- Artist: Joseph Burlini
- Year: 1993
- Type: kinetic
- Dimensions: 550 cm (216 in)
- Location: Haggerty Museum of Art; Milwaukee, Wisconsin; 43°2′12.171″N 87°55′40.945″W﻿ / ﻿43.03671417°N 87.92804028°W;
- Owner: Marquette University

= Rainbow Machine =

Artwork by Joseph Burlini

Rainbow Machine is a public art work by American artist Joseph Burlini, located on the campus of Marquette University in downtown Milwaukee, Wisconsin.

==Description==
The work consists of four tall steel poles affixed with moving holographic arms. Each pole is 12 feet tall and has a six-foot arm on each side that swivels at the center point.
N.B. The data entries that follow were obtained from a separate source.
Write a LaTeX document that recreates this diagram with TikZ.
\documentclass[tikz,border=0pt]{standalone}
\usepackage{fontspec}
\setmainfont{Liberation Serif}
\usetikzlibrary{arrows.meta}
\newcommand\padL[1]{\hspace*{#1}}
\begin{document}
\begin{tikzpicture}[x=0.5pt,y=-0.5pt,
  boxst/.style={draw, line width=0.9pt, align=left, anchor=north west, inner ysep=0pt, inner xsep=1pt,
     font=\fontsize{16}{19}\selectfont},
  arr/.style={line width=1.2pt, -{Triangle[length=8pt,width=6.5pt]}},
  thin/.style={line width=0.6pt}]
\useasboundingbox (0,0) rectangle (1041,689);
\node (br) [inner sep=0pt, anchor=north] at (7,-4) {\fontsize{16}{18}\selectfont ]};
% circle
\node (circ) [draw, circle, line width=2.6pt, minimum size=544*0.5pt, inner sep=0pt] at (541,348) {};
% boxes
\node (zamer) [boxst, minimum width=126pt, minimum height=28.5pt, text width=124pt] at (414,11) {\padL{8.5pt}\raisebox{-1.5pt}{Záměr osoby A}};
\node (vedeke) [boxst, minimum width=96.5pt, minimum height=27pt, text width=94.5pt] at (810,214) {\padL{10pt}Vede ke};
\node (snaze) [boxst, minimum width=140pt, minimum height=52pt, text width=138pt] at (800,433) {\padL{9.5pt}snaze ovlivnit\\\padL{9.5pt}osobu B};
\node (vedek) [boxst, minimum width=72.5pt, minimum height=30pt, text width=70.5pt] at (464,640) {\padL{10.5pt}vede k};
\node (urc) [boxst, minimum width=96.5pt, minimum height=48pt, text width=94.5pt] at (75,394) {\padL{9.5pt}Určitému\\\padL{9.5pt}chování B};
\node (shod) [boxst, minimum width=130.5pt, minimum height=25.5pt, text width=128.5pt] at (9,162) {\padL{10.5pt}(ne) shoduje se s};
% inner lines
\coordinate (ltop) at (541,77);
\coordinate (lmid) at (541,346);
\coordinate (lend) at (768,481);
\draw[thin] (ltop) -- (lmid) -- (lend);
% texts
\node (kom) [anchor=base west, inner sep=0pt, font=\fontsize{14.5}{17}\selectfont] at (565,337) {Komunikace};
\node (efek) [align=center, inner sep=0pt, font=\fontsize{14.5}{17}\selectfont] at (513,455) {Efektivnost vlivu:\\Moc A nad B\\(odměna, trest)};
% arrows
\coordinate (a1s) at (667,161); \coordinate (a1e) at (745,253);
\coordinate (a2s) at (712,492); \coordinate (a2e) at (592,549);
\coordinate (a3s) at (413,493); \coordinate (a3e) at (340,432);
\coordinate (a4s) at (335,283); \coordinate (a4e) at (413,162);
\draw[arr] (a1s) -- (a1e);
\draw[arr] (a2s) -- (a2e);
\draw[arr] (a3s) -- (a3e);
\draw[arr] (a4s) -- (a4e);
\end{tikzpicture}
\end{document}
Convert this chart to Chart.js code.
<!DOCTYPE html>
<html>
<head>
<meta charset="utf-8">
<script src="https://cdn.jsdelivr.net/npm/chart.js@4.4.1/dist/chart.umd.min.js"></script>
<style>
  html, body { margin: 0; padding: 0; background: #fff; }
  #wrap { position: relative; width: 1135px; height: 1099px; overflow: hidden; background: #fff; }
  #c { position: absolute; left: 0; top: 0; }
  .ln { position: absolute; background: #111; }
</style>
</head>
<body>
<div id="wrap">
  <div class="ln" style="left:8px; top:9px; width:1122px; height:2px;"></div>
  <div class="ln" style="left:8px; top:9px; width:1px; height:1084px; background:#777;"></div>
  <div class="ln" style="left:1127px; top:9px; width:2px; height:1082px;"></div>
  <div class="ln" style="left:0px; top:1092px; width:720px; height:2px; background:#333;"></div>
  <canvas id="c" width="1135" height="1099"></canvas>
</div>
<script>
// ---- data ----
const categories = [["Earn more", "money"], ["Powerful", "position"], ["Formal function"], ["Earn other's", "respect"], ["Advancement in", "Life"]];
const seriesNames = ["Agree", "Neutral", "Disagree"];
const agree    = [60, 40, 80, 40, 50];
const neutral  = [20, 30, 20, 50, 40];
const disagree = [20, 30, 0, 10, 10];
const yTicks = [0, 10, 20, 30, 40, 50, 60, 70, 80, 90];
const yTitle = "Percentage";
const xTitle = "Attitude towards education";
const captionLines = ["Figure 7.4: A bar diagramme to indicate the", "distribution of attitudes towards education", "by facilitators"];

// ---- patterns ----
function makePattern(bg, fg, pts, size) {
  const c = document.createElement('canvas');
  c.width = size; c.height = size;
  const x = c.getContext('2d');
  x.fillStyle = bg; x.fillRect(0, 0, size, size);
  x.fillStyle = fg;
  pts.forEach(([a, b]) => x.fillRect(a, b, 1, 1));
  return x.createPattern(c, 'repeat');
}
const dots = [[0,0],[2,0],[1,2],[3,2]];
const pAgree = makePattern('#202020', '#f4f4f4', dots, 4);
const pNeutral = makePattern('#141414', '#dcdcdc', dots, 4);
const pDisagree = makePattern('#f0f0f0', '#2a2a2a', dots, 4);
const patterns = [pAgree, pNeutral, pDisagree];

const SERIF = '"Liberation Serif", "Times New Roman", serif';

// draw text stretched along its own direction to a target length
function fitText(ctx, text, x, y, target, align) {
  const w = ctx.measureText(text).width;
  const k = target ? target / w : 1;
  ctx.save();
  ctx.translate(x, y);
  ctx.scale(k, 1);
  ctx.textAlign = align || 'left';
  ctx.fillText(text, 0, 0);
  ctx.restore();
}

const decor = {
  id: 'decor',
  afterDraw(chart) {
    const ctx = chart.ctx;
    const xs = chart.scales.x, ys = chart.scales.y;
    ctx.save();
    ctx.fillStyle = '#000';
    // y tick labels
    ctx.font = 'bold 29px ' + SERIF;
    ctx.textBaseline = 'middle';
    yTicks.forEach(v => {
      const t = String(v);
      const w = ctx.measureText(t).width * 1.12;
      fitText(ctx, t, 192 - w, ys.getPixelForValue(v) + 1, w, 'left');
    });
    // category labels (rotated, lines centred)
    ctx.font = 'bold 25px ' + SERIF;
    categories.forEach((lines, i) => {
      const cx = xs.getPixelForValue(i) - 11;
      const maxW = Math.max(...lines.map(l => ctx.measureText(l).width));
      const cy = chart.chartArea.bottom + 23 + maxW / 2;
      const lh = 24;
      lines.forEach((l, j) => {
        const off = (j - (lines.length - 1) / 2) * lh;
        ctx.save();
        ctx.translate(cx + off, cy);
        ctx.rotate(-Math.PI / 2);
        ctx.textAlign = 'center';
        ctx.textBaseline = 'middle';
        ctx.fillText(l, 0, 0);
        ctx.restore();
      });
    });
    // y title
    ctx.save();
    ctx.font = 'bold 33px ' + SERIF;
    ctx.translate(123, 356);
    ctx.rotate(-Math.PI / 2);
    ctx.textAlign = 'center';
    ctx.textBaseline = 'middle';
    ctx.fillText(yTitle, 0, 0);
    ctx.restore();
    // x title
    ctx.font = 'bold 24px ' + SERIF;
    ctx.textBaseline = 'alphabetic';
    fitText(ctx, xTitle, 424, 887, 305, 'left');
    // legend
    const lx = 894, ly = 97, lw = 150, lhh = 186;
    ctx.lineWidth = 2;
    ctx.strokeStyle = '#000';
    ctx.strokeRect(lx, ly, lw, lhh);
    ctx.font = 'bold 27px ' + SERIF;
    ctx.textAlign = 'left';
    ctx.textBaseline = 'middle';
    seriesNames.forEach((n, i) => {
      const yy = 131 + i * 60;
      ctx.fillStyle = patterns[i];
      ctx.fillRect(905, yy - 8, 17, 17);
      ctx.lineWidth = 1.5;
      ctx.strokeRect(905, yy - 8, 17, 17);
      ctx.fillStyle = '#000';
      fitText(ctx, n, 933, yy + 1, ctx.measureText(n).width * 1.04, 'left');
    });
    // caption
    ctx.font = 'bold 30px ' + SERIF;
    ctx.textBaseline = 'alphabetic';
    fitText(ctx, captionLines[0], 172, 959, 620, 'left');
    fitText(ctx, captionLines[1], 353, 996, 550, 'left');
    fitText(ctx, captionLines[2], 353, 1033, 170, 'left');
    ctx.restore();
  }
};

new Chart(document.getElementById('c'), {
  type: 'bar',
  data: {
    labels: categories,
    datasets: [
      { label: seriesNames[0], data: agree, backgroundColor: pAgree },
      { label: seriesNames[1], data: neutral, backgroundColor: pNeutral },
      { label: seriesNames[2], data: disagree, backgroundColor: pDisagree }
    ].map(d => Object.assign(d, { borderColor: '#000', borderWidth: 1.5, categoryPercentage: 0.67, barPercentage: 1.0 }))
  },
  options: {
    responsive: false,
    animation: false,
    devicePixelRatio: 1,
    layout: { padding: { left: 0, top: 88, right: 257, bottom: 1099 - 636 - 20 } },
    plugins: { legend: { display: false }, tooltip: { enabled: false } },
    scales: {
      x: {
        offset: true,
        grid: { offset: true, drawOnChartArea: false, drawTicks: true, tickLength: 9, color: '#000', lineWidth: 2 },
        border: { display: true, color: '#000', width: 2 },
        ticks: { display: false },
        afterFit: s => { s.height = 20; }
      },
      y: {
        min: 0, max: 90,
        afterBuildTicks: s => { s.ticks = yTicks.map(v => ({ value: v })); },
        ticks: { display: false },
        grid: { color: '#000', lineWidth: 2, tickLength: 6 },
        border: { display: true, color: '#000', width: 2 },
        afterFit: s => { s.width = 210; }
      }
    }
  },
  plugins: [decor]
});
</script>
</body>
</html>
The face of each arm is covered with a holographic decal that reflects light, color and motion as the arm moves. The work is oriented toward the Marquette Interchange a short distance from the entrance of the Haggerty Museum of Art.

==History==
While fabricated in 1993, Rainbow Machine was not installed in Milwaukee until 2000. According to the Haggerty Art Museum, it was previously installed on Michigan Avenue in Chicago.

==Artist==
Burlini is a graduate of the School of the Art Institute of Chicago and maintains a studio in Arlington Heights, Illinois.